Pollica and the Lands of the Mediterrean Diet apply to become Unesco Creative Cities of Gastronomy
Last week, with a special edition of the magazine Il Gusto, dedicated entirely to the Mediterranean diet, the city of Pollica and the Lands of the Mediterranean Diet formally applied to become one of UNESCO Creative Cities of Gastronomy. The promoters of this initiative are the City of Pollica and its Mayor, Stefano Pisani and The Future Food Institute.
What is a Creative City for Gastronomy?
The UNESCO Creative Cities Network (UCCN) was created in 2004 to promote cooperation with and among cities that have identified creativity as a strategic factor for sustainable urban development. Almost 300 cities around the world which currently make up this network work together towards a common objective: placing creativity and cultural industries at the heart of their development plans at the local level and cooperating actively at the international level.

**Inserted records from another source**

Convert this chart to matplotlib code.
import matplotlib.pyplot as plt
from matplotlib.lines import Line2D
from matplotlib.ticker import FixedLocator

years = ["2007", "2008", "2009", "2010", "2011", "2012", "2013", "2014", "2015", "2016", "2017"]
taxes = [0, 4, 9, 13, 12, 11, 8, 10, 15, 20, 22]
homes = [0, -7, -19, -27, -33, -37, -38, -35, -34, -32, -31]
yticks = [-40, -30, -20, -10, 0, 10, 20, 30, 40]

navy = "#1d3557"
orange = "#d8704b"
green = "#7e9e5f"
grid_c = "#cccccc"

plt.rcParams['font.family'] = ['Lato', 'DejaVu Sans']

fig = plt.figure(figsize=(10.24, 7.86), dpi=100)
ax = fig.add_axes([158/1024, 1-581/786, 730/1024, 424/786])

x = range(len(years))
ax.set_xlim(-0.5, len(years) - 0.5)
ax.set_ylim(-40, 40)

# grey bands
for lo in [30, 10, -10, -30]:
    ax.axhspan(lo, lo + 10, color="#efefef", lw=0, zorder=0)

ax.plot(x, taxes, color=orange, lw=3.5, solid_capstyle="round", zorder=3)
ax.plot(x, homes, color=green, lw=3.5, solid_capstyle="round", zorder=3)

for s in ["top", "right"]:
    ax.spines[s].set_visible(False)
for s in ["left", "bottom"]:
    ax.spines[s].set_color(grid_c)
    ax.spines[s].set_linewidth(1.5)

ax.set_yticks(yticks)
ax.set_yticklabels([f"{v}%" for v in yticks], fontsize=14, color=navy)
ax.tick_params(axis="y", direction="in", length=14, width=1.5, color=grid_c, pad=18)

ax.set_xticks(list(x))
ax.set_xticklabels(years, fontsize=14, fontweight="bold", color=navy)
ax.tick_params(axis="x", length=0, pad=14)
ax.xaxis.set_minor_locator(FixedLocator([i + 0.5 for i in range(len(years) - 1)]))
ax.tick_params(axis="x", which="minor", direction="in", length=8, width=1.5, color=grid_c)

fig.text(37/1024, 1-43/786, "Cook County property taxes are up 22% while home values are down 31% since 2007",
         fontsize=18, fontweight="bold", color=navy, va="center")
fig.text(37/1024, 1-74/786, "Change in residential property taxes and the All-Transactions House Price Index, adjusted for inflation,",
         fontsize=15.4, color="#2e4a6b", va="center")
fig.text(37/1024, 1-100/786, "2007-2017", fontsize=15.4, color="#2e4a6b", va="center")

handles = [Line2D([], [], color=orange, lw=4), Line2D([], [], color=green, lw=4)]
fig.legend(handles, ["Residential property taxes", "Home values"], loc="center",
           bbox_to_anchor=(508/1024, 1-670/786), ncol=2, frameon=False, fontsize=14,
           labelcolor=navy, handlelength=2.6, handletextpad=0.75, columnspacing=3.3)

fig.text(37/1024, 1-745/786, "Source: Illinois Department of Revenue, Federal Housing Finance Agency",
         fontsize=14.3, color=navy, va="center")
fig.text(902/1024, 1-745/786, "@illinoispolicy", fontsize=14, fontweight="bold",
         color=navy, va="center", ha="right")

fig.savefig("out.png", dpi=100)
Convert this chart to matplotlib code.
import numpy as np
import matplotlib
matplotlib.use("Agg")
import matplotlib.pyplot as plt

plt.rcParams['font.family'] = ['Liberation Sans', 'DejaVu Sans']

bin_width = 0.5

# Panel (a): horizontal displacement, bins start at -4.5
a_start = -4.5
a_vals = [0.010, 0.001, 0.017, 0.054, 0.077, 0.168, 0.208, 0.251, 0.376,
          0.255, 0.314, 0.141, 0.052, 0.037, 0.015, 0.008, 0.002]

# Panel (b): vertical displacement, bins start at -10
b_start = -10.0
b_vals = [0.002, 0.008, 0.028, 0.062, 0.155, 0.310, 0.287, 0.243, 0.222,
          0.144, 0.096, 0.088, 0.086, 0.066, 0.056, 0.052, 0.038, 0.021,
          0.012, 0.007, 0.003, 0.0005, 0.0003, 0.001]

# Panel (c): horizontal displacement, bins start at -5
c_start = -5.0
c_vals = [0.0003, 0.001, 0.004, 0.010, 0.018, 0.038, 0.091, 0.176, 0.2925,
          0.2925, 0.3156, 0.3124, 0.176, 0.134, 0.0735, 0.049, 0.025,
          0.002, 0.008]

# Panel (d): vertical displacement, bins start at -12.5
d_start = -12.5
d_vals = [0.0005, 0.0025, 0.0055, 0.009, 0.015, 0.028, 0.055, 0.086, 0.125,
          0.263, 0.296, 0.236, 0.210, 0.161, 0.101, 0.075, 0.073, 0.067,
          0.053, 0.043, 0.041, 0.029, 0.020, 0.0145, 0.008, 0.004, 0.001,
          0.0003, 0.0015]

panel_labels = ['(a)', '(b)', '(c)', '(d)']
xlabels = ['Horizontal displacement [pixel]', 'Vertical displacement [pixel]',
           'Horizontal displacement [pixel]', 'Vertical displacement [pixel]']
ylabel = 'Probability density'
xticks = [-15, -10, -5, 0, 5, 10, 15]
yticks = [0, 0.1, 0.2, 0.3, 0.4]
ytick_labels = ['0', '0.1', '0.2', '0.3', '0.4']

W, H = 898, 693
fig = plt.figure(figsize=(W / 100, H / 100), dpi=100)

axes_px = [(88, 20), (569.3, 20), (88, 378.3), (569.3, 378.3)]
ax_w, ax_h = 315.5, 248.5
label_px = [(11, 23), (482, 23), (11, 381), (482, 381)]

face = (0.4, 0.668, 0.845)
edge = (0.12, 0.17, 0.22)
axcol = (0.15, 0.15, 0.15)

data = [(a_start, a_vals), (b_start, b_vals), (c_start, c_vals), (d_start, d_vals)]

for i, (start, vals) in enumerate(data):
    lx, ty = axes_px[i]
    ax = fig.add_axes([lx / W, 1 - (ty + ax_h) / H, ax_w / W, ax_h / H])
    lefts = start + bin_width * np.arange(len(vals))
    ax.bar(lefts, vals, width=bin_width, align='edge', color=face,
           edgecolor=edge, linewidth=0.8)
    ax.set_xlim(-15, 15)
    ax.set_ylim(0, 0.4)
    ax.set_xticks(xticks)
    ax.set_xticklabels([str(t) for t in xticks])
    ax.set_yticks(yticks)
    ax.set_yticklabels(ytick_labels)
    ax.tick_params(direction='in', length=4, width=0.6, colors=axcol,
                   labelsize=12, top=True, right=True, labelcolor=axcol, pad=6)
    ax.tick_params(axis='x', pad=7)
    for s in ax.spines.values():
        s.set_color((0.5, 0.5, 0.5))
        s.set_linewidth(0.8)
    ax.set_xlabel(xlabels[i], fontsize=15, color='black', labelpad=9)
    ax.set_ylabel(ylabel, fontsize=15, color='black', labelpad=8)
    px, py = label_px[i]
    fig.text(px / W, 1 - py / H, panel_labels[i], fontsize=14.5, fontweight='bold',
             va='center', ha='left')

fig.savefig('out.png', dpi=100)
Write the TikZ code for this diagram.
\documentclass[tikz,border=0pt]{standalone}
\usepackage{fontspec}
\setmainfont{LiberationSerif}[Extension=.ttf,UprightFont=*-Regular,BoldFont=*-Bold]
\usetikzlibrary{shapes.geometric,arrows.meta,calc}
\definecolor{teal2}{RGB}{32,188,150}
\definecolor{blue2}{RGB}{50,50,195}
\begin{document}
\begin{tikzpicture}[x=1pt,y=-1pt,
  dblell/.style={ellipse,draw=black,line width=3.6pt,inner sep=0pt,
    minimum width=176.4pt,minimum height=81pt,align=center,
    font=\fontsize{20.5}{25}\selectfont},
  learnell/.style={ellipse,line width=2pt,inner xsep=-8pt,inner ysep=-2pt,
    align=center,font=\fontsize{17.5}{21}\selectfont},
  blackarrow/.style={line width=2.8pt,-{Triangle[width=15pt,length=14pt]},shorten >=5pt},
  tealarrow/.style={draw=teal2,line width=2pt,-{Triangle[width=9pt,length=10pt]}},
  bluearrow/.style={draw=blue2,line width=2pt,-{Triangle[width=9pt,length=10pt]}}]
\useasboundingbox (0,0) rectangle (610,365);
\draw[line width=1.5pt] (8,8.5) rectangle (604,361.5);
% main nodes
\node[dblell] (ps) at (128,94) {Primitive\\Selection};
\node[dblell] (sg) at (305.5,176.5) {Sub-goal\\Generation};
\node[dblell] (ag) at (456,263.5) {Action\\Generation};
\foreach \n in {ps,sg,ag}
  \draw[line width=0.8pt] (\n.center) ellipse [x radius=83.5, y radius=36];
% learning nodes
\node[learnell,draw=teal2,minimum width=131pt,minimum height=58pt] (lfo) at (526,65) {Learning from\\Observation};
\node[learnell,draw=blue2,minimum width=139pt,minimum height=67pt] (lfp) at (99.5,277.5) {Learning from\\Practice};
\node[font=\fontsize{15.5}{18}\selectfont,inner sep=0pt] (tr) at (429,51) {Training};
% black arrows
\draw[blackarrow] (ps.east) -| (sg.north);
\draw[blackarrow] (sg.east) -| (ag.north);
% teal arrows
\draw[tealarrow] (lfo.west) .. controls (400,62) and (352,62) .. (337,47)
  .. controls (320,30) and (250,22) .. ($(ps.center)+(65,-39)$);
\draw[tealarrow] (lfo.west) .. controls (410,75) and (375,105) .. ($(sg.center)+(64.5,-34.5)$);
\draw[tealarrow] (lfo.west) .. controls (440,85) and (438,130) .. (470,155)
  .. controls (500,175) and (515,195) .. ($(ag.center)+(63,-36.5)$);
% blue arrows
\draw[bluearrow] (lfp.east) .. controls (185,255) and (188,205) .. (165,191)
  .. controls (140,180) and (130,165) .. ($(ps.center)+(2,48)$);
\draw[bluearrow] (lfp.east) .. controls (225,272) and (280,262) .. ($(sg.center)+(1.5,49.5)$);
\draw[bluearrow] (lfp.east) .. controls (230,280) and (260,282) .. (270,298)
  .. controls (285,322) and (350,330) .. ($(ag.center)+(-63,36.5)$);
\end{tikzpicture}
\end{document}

The network covers seven creative areas: handicrafts and folk arts, design, cinema, gastronomy, literature, media, and music.
Creative cities are committed to developing and sharing experiences to make them more inclusive and sustainable, establishing partnerships between the public and private sectors and civil society, and fostering professional and artistic exchange programs and networks, among other actions.
In order to be designated as the Creative City of Gastronomy, the city needs to participate in an annual selection promoted by UNESCO, submitting a proposal that answers determined criteria such as the relationship of gastronomy with the city, the use of traditional knowledge and local ingredients in typical cuisine and sustainable production practices, as well as an action plan.
Currently, two hundred and forty-six cities have been designated Creative Cities, with thirty-six cities in the area of gastronomy.
The Mediterranean diet, having a deeply rooted social and cultural element to it widely shared and practiced by peoples of different countries overlooking the Mediterranean Sea, has a particular identity value in some communities, defined as "emblematic". The Emblematic communities, as described by UNESCO, are those territorially defined social groups representative of the universal values declared Intangible Cultural Heritage of Humanity and particularly responsible for the preservation and enhancement of that element. The emblematic communities are those communities that for historical, scientific or qualitative reasons play the most significant role in the national communities of the seven proposing States (Italy, Spain, Greece, Morocco, Portugal, Croatia and Cyprus). The very identity of these communities lies in the collective and ancestral experience that is the Mediterranean Diet and is the result of continuous exchanges, experiences and symbolic traditions handed down from generation to generation within the cultural and social context of these countries.
In recognizing the Mediterranean diet as an Intangible Cultural Heritage of Humanity, UNESCO distinguished seven emblematic communities where “the Mediterranean diet is still alive, transmitted, protected, celebrated and recognized as part of the shared Intangible Cultural Heritage”. The list of the emblematic communities includes the National Park of Cilento, Vallo di Diano and Monti Alburni and Pollica where American physiologist Ancel Benjamin Keys lived for many years studying the Mediterranean Diet. He found that this diet protected the people from that area from high cholesterol, high blood pressure, cardiovascular and gastrointestinal diseases granting them a much higher longevity compared to the American population.
It’s always important to mention that the traditional Mediterranean diet is characterized by high intakes of olive oil, legumes, nuts, cereals, vegetables and fruits, and a moderate to high intake of fish. It includes moderate amounts of dairy, mainly as cheese and yogurt, and small amounts of meat.
Why is this recognition important?
Pollica and Cilento have the ambition to make its heritage a brand and a model that can revamp the crucial role of the Mediterranean - Mare Nostrum - as the new catalyst for innovation and development.
The Future Food Institute saw the great opportunities this territory had to offer and they made Pollica the base for their highly educational Summer Boot Camp for young people and for their culinary laboratory.
The Mediterranean Diet can really be a strategic instrument for politics and diplomacy and an extraordinary tool for the relations between the Mediterranean countries.
As mayor of Pollica, Stefano Pisani, said “The bet is to demonstrate that if we start from the bottom, from one of our dishes, if we manage to gather consensus for the raw materials that bind us, from oil to wheat, united we can change the future of the world”.
He goes on saying that the goal of this candidacy is to highlight the uniqueness, the biodiversity and the richness of the traditional knowledge that every municipality in the Cilento area has contributed to preserving. A commitment that spreads from institutions to individuals and to people who, with their knowledge and know-how, have perpetrated habits that have become art. From farmers to fishermen, from scientists to grandmothers, they are all keepers of a knowledge that has made this territory the cradle of the Mediterranean diet.
This commitment is not just on paper but it turns into plenty of activities, initiatives and projects aimed at spreading and sharing this knowledge, starting from the schools. “The Mediterranean Diet is, above all, about the stories of the people who create this lifestyle and this model - the mayor Stefano Pisani says - the cooks, the grandmothers, the communities, the faces and the hands of a culture to be passed on to the future generations that will fill it with their stories. This is why we applied for Creative City, we want to tell how to preserve and to treasure creativity".